During those years Fields himself was increasingly Mulally's right-hand man. So no-one expects Fields to rip it all up now. Mulally is an engineer who had a significent role in all the major civil aircraft of his previous employer, Boeing. But isn't a car engineer. At Ford, he let the engineers get on with their job. Fields isn't an engineer either, but he has a feel for cars.
I spent some time with Fields last year. He said at one point, "As a young man I lived at home. I could have bought an apartment, or carried on living at home and buy a 1983 Nissan Z, my dream car. Well I still have that car."
Fields has considerable international experience. He ran Mazda from 1998, when he was just 38, and then in 2002 was sent to lead Ford's so-called Premier Automotive Group (JLR, Volvo, Aston) after Wolfgang Reitzle departed.
He says he fought for LR to develop its own platform for the Discovery and Range Rover Sport, rather than do Detroit's bidding and accept the Explorer base. "Sometimes cost matters and scale matters, but in other areas you have to ignore cost to drive revenue," he told me. He also got the nod for the aluminium XJ around the same time.

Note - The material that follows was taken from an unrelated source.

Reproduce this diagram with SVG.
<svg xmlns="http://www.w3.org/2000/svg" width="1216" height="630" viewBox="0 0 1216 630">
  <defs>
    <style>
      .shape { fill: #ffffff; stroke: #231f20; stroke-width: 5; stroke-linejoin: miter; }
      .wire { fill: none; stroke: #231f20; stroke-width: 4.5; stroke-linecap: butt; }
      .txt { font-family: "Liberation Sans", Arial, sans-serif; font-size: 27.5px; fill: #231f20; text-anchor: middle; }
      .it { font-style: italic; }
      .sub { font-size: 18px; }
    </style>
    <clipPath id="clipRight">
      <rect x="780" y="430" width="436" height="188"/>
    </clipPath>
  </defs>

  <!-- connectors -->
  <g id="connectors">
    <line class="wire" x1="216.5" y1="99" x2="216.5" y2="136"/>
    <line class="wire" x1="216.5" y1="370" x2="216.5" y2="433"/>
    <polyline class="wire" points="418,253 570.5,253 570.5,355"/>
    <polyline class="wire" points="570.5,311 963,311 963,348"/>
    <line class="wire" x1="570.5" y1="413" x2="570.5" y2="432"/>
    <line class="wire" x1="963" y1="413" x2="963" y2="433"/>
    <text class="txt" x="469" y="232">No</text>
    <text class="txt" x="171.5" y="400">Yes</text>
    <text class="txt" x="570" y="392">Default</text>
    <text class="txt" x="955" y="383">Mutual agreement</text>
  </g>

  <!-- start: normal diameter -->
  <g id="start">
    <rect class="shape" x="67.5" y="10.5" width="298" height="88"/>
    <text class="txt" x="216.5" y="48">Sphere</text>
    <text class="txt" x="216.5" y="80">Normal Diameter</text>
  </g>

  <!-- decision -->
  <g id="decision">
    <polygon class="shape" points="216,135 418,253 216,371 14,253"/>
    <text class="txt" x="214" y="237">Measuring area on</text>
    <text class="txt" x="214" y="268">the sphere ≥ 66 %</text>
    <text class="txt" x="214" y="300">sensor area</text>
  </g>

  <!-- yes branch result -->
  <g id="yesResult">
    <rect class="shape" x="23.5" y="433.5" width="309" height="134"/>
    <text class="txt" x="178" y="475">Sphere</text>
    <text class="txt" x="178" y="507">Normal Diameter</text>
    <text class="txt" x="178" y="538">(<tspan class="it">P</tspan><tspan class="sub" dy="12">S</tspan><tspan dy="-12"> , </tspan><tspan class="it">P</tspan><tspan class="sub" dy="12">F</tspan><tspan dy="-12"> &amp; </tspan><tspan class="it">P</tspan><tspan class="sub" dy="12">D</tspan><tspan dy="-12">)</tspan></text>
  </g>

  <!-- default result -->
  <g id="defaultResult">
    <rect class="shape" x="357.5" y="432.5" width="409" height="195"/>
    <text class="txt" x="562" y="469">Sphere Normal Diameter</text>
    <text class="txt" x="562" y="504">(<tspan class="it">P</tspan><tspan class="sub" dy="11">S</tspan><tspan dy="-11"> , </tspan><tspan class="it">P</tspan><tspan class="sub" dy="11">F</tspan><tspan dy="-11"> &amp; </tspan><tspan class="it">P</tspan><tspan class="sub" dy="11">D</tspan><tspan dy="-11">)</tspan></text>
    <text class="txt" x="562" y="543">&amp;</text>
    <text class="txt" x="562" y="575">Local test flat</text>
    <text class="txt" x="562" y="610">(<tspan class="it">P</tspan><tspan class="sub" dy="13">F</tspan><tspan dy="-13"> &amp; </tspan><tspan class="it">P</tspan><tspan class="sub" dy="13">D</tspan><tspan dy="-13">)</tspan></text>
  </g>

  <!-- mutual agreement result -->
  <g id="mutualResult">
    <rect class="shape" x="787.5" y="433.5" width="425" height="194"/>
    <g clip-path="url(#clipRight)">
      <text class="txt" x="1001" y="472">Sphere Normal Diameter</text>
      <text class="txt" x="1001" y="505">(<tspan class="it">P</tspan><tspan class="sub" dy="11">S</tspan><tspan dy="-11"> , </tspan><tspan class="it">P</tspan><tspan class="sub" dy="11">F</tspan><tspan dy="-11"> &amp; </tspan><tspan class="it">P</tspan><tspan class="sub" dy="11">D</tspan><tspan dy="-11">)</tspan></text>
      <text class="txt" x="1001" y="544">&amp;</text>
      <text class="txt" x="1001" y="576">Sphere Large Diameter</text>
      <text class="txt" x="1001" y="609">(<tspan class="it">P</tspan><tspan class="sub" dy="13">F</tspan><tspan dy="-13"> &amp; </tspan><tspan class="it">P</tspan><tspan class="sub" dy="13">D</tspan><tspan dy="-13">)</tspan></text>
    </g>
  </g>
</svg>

But then he was called to the Detroit to run Ford's American operations. The global corporation was losing money at a terrifying rate, and bankruptcy was a real possibility (as it became a reality for rivals GM and Chrysler). Mulally re-mortgaged the company, and losing JLR, Volvo and Aston was the collateral. And they had to unify the global operations to cut costs. Fields was, and remains, pivotal to that effort.
So the priorities now remain as they have been. Specific pinch points are to get Europe profitable, rescue Lincoln, make sure the all-new and crucial aluminium F150 truck is safely launched and keep up the impressive expansion in China.

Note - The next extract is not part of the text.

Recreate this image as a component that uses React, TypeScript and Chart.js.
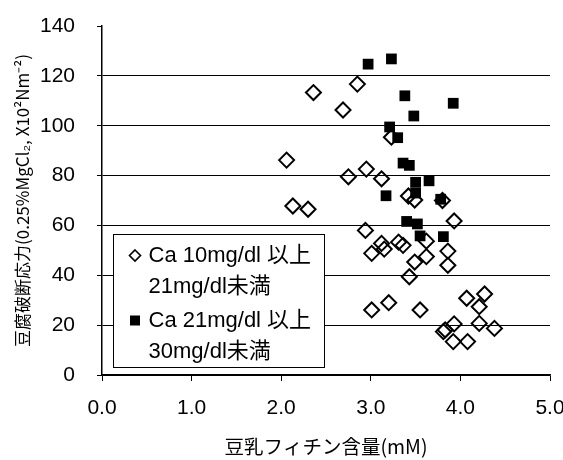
import React, { useEffect, useRef } from "react";
import { Chart, registerables } from "chart.js";

Chart.register(...registerables);

// ---- data ----
const lowCaX = [2.06, 2.13, 2.30, 2.36, 2.69, 2.75, 2.85, 2.94, 2.95, 3.01, 3.01, 3.12, 3.12, 3.15, 3.20, 3.23, 3.31, 3.36, 3.42, 3.43, 3.49, 3.49, 3.55, 3.62, 3.62, 3.80, 3.81, 3.83, 3.86, 3.86, 3.93, 3.93, 3.92, 4.08, 4.07, 4.21, 4.21, 4.27, 4.38];
const lowCaY = [86.2, 67.8, 66.5, 113.3, 106.3, 79.5, 116.7, 58.0, 82.6, 48.8, 26.1, 78.7, 52.8, 50.5, 29.0, 95.4, 53.3, 52.0, 71.8, 39.4, 70.2, 45.3, 26.1, 53.7, 47.5, 70.0, 17.4, 18.1, 49.7, 44.0, 61.8, 20.5, 13.4, 13.4, 30.8, 27.4, 20.7, 32.5, 18.7];
const highCaX = [2.97, 3.23, 3.38, 3.92, 3.48, 3.21, 3.30, 3.36, 3.43, 3.17, 3.50, 3.50, 3.65, 3.78, 3.40, 3.52, 3.55, 3.81];
const highCaY = [124.7, 126.8, 112.0, 109.0, 103.9, 99.5, 95.2, 85.0, 84.1, 71.9, 77.3, 73.0, 77.9, 70.5, 61.6, 60.6, 55.8, 55.5];

const xMin = 0;
const xMax = 5;
const xStep = 1;
const yMin = 0;
const yMax = 140;
const yStep = 20;

const legendLow = ["Ca 10mg/dl 以上", "21mg/dl未満"];
const legendHigh = ["Ca 21mg/dl 以上", "30mg/dl未満"];
const xTitle = "豆乳フィチン含量(mM)";
const yTitle = "豆腐破断応力(0.25%MgCl₂, X10²Nm⁻²)";

const FONT = "'Liberation Sans', Arial, 'Noto Sans CJK JP', sans-serif";
const CJK_FONT = "'Noto Sans CJK JP', 'Liberation Sans', sans-serif";

const toPoints = (xs: number[], ys: number[]) => xs.map((x, i) => ({ x, y: ys[i] }));

const boxLegend = {
  id: "boxLegend",
  afterDraw(chart: any) {
    const { ctx, chartArea } = chart;
    const left = chartArea.left + 11.5;
    const top = chartArea.top + 208.5;
    const w = 211;
    const h = 133;
    ctx.save();
    ctx.fillStyle = "#fff";
    ctx.fillRect(left, top, w, h);
    ctx.strokeStyle = "#000";
    ctx.lineWidth = 1;
    ctx.strokeRect(left, top, w, h);

    const textX = left + 35;
    const lineYs = [top + 21, top + 52, top + 86, top + 117];
    ctx.fillStyle = "#000";
    ctx.textBaseline = "middle";
    ctx.textAlign = "left";
    ctx.font = `22px ${FONT}`;
    const lines = [...legendLow, ...legendHigh];
    lines.forEach((t, i) => ctx.fillText(t, textX, lineYs[i]));

    // diamond symbol
    const sx = left + 21.5;
    ctx.beginPath();
    ctx.moveTo(sx, lineYs[0] - 5.5);
    ctx.lineTo(sx + 5.5, lineYs[0]);
    ctx.lineTo(sx, lineYs[0] + 5.5);
    ctx.lineTo(sx - 5.5, lineYs[0]);
    ctx.closePath();
    ctx.lineWidth = 1.6;
    ctx.stroke();
    // square symbol
    ctx.fillRect(sx - 5, lineYs[2] - 5, 10, 10);
    ctx.restore();
  },
};

export default function App() {
  const canvasRef = useRef<HTMLCanvasElement | null>(null);

  useEffect(() => {
    const canvas = canvasRef.current;
    if (!canvas) return;
    const chart = new Chart(canvas, {
      type: "scatter",
      data: {
        datasets: [
          {
            label: legendHigh.join(" "),
            data: toPoints(highCaX, highCaY),
            pointStyle: "rect",
            radius: 7.6,
            backgroundColor: "#000",
            borderColor: "#000",
            borderWidth: 0,
            order: 0,
          },
          {
            label: legendLow.join(" "),
            data: toPoints(lowCaX, lowCaY),
            pointStyle: "rectRot",
            radius: 7.5,
            backgroundColor: "rgba(0,0,0,0)",
            borderColor: "#000",
            borderWidth: 2,
            order: 1,
          },
        ],
      },
      options: {
        responsive: false,
        animation: false,
        layout: { padding: { top: 26, right: 13, left: 0, bottom: 0 } },
        plugins: {
          legend: { display: false },
          tooltip: { enabled: false },
        },
        scales: {
          x: {
            type: "linear",
            min: xMin,
            max: xMax,
            afterFit: (scale: any) => {
              scale.height = 85;
              scale.paddingLeft = 0;
              scale.paddingRight = 0;
            },
            ticks: {
              stepSize: xStep,
              color: "#000",
              padding: 15,
              font: { size: 21, family: FONT },
              callback: (v: any) => Number(v).toFixed(1),
            },
            grid: {
              drawOnChartArea: false,
              drawTicks: true,
              tickLength: 6,
              color: "#000",
              tickColor: "#000",
            },
            border: { color: "#000", width: 1.5 },
            title: {
              display: true,
              text: xTitle,
              color: "#000",
              font: { size: 19.5, family: CJK_FONT },
              padding: { top: 0, bottom: 2 },
            },
          },
          y: {
            type: "linear",
            min: yMin,
            max: yMax,
            afterFit: (scale: any) => {
              scale.width = 102;
              scale.paddingTop = 0;
              scale.paddingBottom = 0;
            },
            ticks: {
              stepSize: yStep,
              color: "#000",
              padding: 22,
              font: { size: 21, family: FONT },
            },
            grid: {
              drawTicks: true,
              tickLength: 5,
              color: (c: any) => (c.tick && c.tick.value === yMax ? "rgba(0,0,0,0)" : "#000"),
              tickColor: "#000",
              lineWidth: 1,
            },
            border: { color: "#000", width: 1.5 },
            title: {
              display: true,
              text: yTitle,
              color: "#000",
              font: { size: 17, family: CJK_FONT },
              padding: { top: 12, bottom: 0 },
            },
          },
        },
      },
      plugins: [boxLegend],
    });
    return () => chart.destroy();
  }, []);

  return (
    <div style={{ position: "absolute", left: 0, top: 0, width: 563, height: 460, background: "#fff" }}>
      <canvas ref={canvasRef} width={563} height={460} style={{ display: "block" }} />
    </div>
  );
}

What are his thoughts on Europe? Get the factories busy, which cuts cost. It's why they closed the Belgian plant, causing the delay to the new Mondeo. But those decisions were before his time. From now on, he says: "Our big bets in Europe are SUVs and crossovers. We're playing to the strength we have. We're participating in a growth segment."
Soon he'll have three crossovers: the Ecosport, Kuga and soon the new Edge too. Isn't the Edge an American vehicle wedged into this continent for Ford's convenience? Fields denies it. "We had global design reviews. But we tailor things like the controls, suspension, brakes and tyres to each continent."
He goes on. "We have to share engineering globally. We couldn't have done the Kuga and next S-Max without global engineering. And without the One Ford plan we wouldn't have the new Mustang in Europe."